------ DATA

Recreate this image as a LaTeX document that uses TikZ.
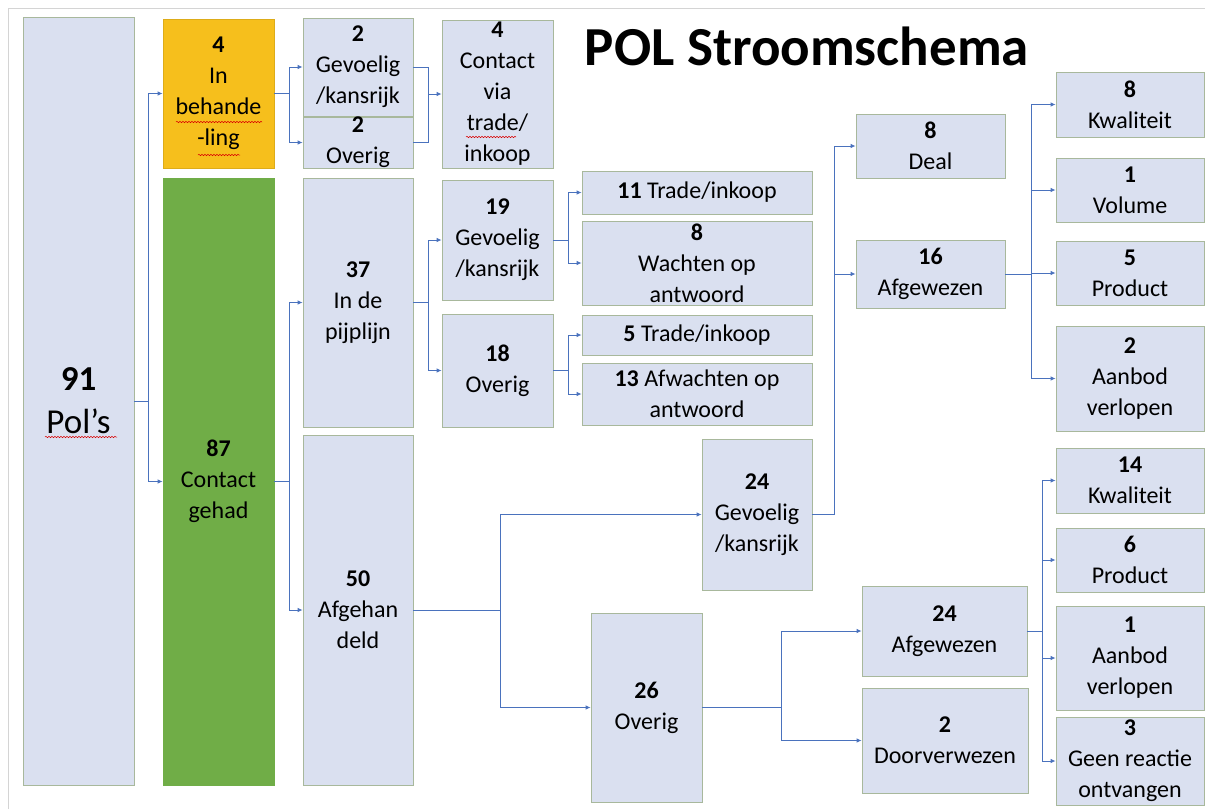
\documentclass[tikz,border=0pt]{standalone}
\usepackage{fontspec}
\setmainfont{Carlito}
\usetikzlibrary{arrows.meta,calc,decorations.pathmorphing}
\definecolor{boxfill}{HTML}{DAE0F0}
\definecolor{boxline}{HTML}{A8B89C}
\definecolor{lc}{HTML}{4A72BD}
\definecolor{gold}{HTML}{F6BF1C}
\definecolor{ggreen}{HTML}{70AD47}
\definecolor{frame}{HTML}{D4D4D4}
\tikzset{
  box/.style={draw=boxline, fill=boxfill, line width=0.8pt, inner sep=0pt, rectangle},
  txt/.style={align=center, inner sep=0pt, font=\fontsize{24}{31}\selectfont},
  bigtxt/.style={align=center, inner sep=0pt, font=\fontsize{35}{43}\selectfont},
  ln/.style={draw=lc, line width=0.9pt},
  arr/.style={ln, -{Latex[length=5pt,width=4.5pt]}},
  spell/.style={draw=red!85!black, line width=0.5pt, decorate, decoration={snake, segment length=3pt, amplitude=0.7pt}}
}
\newcommand\flowbox[7][]{%
  \node[box, #1, minimum width={#5-#3}, minimum height={#6-#4}] (#2) at ({(#3+#5)/2},{(#4+#6)/2}) {};
  \node[txt] at (#2.center) {#7};
}
\begin{document}
\begin{tikzpicture}[x=1pt,y=-1pt]
\useasboundingbox (0,0) rectangle (1205,809);
\draw[frame, line width=0.8pt] (8,809) -- (8,8) -- (1205,8);

\node[font=\fontsize{55}{60}\selectfont\bfseries, anchor=base, inner sep=0pt] (title) at (807,65) {POL Stroomschema};

% column 1-2
\node[box, minimum width=111, minimum height=768] (pols) at (78.5,401) {};
\node[bigtxt] at (pols.center) {\textbf{91}\\Pol’s};
\flowbox[draw=gold!90!black, fill=gold]{yel}{163}{19}{274}{168}{\textbf{4}\\In\\behande\\-ling}
\flowbox[draw=ggreen, fill=ggreen]{grn}{163}{178}{274}{785}{\textbf{87}\\Contact\\gehad}

% column 3
\flowbox{g2}{303}{18}{413}{116}{\textbf{2}\\Gevoelig\\/kansrijk}
\flowbox{o2}{303}{117}{413}{168}{\textbf{2}\\Overig}
\flowbox{p37}{303}{178}{413}{427}{\textbf{37}\\In de\\pijplijn}
\flowbox{a50}{303}{435}{413}{785}{\textbf{50}\\Afgehan\\deld}

% column 4
\flowbox{con}{442}{20}{553}{168}{\textbf{4}\\Contact\\via\\trade/\\inkoop}
\flowbox{g19}{442}{180}{553}{300}{\textbf{19}\\Gevoelig\\/kansrijk}
\flowbox{o18}{442}{314}{553}{427}{\textbf{18}\\Overig}

% column 5
\flowbox{t11}{582}{171}{812}{214}{\textbf{11} Trade/inkoop}
\flowbox{w8}{582}{221}{812}{305}{\textbf{8}\\Wachten op\\antwoord}
\flowbox{t5}{582}{315}{812}{355}{\textbf{5} Trade/inkoop}
\flowbox{a13}{582}{363}{812}{425}{\textbf{13} Afwachten op\\antwoord}
\flowbox{g24}{702}{439}{812}{590}{\textbf{24}\\Gevoelig\\/kansrijk}
\flowbox{o26}{591}{613}{702}{802}{\textbf{26}\\Overig}

% column 6
\flowbox{deal}{856}{114}{1005}{178}{\textbf{8}\\Deal}
\flowbox{af16}{856}{240}{1005}{308}{\textbf{16}\\Afgewezen}
\flowbox{af24}{862}{586}{1027}{676}{\textbf{24}\\Afgewezen}
\flowbox{dv2}{862}{688}{1028}{793}{\textbf{2}\\Doorverwezen}

% column 7
\flowbox{k8}{1056}{72}{1204}{137}{\textbf{8}\\Kwaliteit}
\flowbox{v1}{1056}{158}{1204}{222}{\textbf{1}\\Volume}
\flowbox{p5}{1056}{241}{1204}{305}{\textbf{5}\\Product}
\flowbox{ab2}{1056}{326}{1204}{431}{\textbf{2}\\Aanbod\\verlopen}
\flowbox{k14}{1056}{448}{1204}{513}{\textbf{14}\\Kwaliteit}
\flowbox{p6}{1056}{528}{1204}{592}{\textbf{6}\\Product}
\flowbox{ab1}{1056}{606}{1204}{710}{\textbf{1}\\Aanbod\\verlopen}
\flowbox{g3}{1056}{717}{1204}{805}{\textbf{3}\\Geen reactie\\ontvangen}

% spell-check marks
\draw[spell] (176,122) -- (262,122);
\draw[spell] (198,155) -- (240,155);
\draw[spell] (45,437) -- (117,437);
\draw[spell] (466,137) -- (516,137);

% connectors
\draw[arr] (pols.east) -- ++(14,0) |- (yel.west);
\draw[arr] (pols.east) -- ++(14,0) |- (grn.west);

\draw[arr] (yel.east) -- ++(15,0) |- (g2.west);
\draw[arr] (yel.east) -- ++(15,0) |- (o2.west);

\coordinate (jc) at ([xshift=15pt]g2.east);
\draw[ln] (g2.east) -- (jc) |- (o2.east);
\draw[arr] (jc |- con.west) -- (con.west);

\draw[arr] (grn.east) -- ++(15,0) |- (p37.west);
\draw[arr] (grn.east) -- ++(15,0) |- (a50.west);

\draw[arr] (p37.east) -- ++(15,0) |- (g19.west);
\draw[arr] (p37.east) -- ++(15,0) |- (o18.west);

\draw[arr] (g19.east) -- ++(15,0) |- (t11.west);
\draw[arr] (g19.east) -- ++(15,0) |- (w8.west);

\draw[arr] (o18.east) -- ++(15,0) |- (t5.west);
\draw[arr] (o18.east) -- ++(15,0) |- (a13.west);

\draw[arr] (a50.east) -- ++(87,0) |- (g24.west);
\draw[arr] (a50.east) -- ++(87,0) |- (o26.west);

\draw[arr] (g24.east) -- ++(22,0) |- (deal.west);
\draw[arr] (g24.east) -- ++(22,0) |- (af16.west);

\draw[arr] (af16.east) -- ++(26,0) |- (k8.west);
\draw[arr] (af16.east) -- ++(26,0) |- (v1.west);
\draw[arr] (af16.east) -- ++(26,0) |- (p5.west);
\draw[arr] (af16.east) -- ++(26,0) |- (ab2.west);

\draw[arr] (o26.east) -- ++(79,0) |- (af24.west);
\draw[arr] (o26.east) -- ++(79,0) |- (dv2.west);

\draw[arr] (af24.east) -- ++(15,0) |- (k14.west);
\draw[arr] (af24.east) -- ++(15,0) |- (p6.west);
\draw[arr] (af24.east) -- ++(15,0) |- (ab1.west);
\draw[arr] (af24.east) -- ++(15,0) |- (g3.west);
\end{tikzpicture}
\end{document}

------------

### REQUIREMENTS
Could the lines from the top of the material through the line with "anchor=base, inner sep=0pt]" be repeated exactly, pictures left out?

### REPLY
Recreate this image as a LaTeX document that uses TikZ.
\documentclass[tikz,border=0pt]{standalone}
\usepackage{fontspec}
\setmainfont{Carlito}
\usetikzlibrary{arrows.meta,calc,decorations.pathmorphing}
\definecolor{boxfill}{HTML}{DAE0F0}
\definecolor{boxline}{HTML}{A8B89C}
\definecolor{lc}{HTML}{4A72BD}
\definecolor{gold}{HTML}{F6BF1C}
\definecolor{ggreen}{HTML}{70AD47}
\definecolor{frame}{HTML}{D4D4D4}
\tikzset{
  box/.style={draw=boxline, fill=boxfill, line width=0.8pt, inner sep=0pt, rectangle},
  txt/.style={align=center, inner sep=0pt, font=\fontsize{24}{31}\selectfont},
  bigtxt/.style={align=center, inner sep=0pt, font=\fontsize{35}{43}\selectfont},
  ln/.style={draw=lc, line width=0.9pt},
  arr/.style={ln, -{Latex[length=5pt,width=4.5pt]}},
  spell/.style={draw=red!85!black, line width=0.5pt, decorate, decoration={snake, segment length=3pt, amplitude=0.7pt}}
}
\newcommand\flowbox[7][]{%
  \node[box, #1, minimum width={#5-#3}, minimum height={#6-#4}] (#2) at ({(#3+#5)/2},{(#4+#6)/2}) {};
  \node[txt] at (#2.center) {#7};
}
\begin{document}
\begin{tikzpicture}[x=1pt,y=-1pt]
\useasboundingbox (0,0) rectangle (1205,809);
\draw[frame, line width=0.8pt] (8,809) -- (8,8) -- (1205,8);

\node[font=\fontsize{55}{60}\selectfont\bfseries, anchor=base, inner sep=0pt] (title) at (807,65) {POL Stroomschema};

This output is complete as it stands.